> _PROVIDED DATA_
********************

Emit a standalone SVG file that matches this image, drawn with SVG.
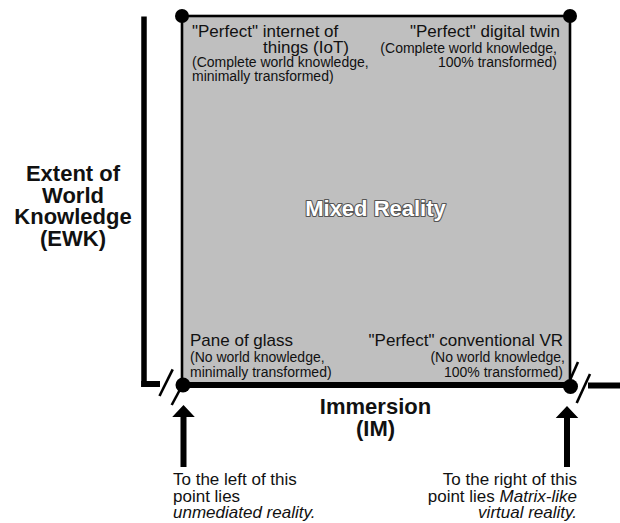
<svg xmlns="http://www.w3.org/2000/svg" width="620" height="523" viewBox="0 0 620 523">
<style>
text{font-family:"Liberation Sans",Arial,sans-serif;fill:#111}
.lg{font-size:17px}
.sm{font-size:14px}
.ax{font-size:22px;font-weight:bold;text-anchor:middle}
.r{text-anchor:end}
.it{font-style:italic}
.ln{stroke:#000;fill:none}
.dot{fill:#000}
</style>
<rect width="620" height="523" fill="#fff"/>
<g id="region">
<rect x="182" y="16" width="388" height="369" fill="#bfbfbf" stroke="#000" stroke-width="2.6"/>
<text x="375.5" y="216" class="ax" style="fill:#fff;stroke:#555;stroke-width:2.2;paint-order:stroke;stroke-linejoin:round">Mixed Reality</text>
</g>
<g id="connectors">
<line class="ln" x1="144" y1="16.5" x2="144" y2="387" stroke-width="5.5"/>
<line class="ln" x1="141.2" y1="384" x2="160" y2="384" stroke-width="6"/>
<line class="ln" x1="182" y1="385" x2="570" y2="385" stroke-width="6"/>
<line class="ln" x1="588" y1="385.5" x2="620" y2="385.5" stroke-width="6"/>
<line class="ln" x1="159.5" y1="396" x2="172.7" y2="369.3" stroke-width="2.6"/>
<line class="ln" x1="171.7" y1="405" x2="183" y2="384" stroke-width="2.6"/>
<line class="ln" x1="570" y1="380" x2="578" y2="362" stroke-width="2.6"/>
<line class="ln" x1="576.7" y1="403" x2="590" y2="374" stroke-width="2.6"/>
<path d="M183.5 405 L194.8 417 L186.5 417 L186.5 467 L180.5 467 L180.5 417 L172.2 417 Z" fill="#000"/>
<path d="M567 406 L578.3 418 L570 418 L570 467 L564 467 L564 418 L555.7 418 Z" fill="#000"/>
</g>
<g id="corner-tl">
<circle class="dot" cx="182" cy="16" r="7"/>
<text class="lg" x="192" y="37">"Perfect" internet of</text>
<text class="lg" x="263" y="53">things (IoT)</text>
<text class="sm" x="192" y="67">(Complete world knowledge,</text>
<text class="sm" x="192" y="81">minimally transformed)</text>
</g>
<g id="corner-tr">
<circle class="dot" cx="570" cy="16" r="7"/>
<text class="lg r" x="560" y="37">"Perfect" digital twin</text>
<text class="sm r" x="557" y="53">(Complete world knowledge,</text>
<text class="sm r" x="557" y="67">100% transformed)</text>
</g>
<g id="corner-bl">
<circle class="dot" cx="183" cy="385" r="7.5"/>
<text class="lg" x="190" y="346">Pane of glass</text>
<text class="sm" x="190" y="362">(No world knowledge,</text>
<text class="sm" x="190" y="377">minimally transformed)</text>
</g>
<g id="corner-br">
<circle class="dot" cx="570.5" cy="386.5" r="7.5"/>
<text class="lg r" x="563" y="346">"Perfect" conventional VR</text>
<text class="sm r" x="565" y="362">(No world knowledge,</text>
<text class="sm r" x="563" y="377">100% transformed)</text>
</g>
<g id="axis-ewk">
<text class="ax" x="73" y="181">Extent of</text>
<text class="ax" x="73" y="202.5">World</text>
<text class="ax" x="73" y="224">Knowledge</text>
<text class="ax" x="73" y="245.5">(EWK)</text>
</g>
<g id="axis-im">
<text class="ax" x="375.5" y="414">Immersion</text>
<text class="ax" x="375.5" y="436">(IM)</text>
</g>
<g id="note-left">
<text class="lg" x="173" y="485">To the left of this</text>
<text class="lg" x="173" y="502">point lies</text>
<text class="lg it" x="173" y="518">unmediated reality.</text>
</g>
<g id="note-right">
<text class="lg r" x="577" y="485">To the right of this</text>
<text class="lg r" x="577" y="502">point lies <tspan class="it">Matrix-like</tspan></text>
<text class="lg r it" x="577" y="518">virtual reality.</text>
</g>
</svg>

********************

> _TO DO_
Search the data for "this". Copy every line that has it.

> _ANSWER BELOW_
Emit a standalone SVG file that matches this image, drawn with SVG.
<text class="lg" x="173" y="485">To the left of this</text>
<text class="lg r" x="577" y="485">To the right of this</text>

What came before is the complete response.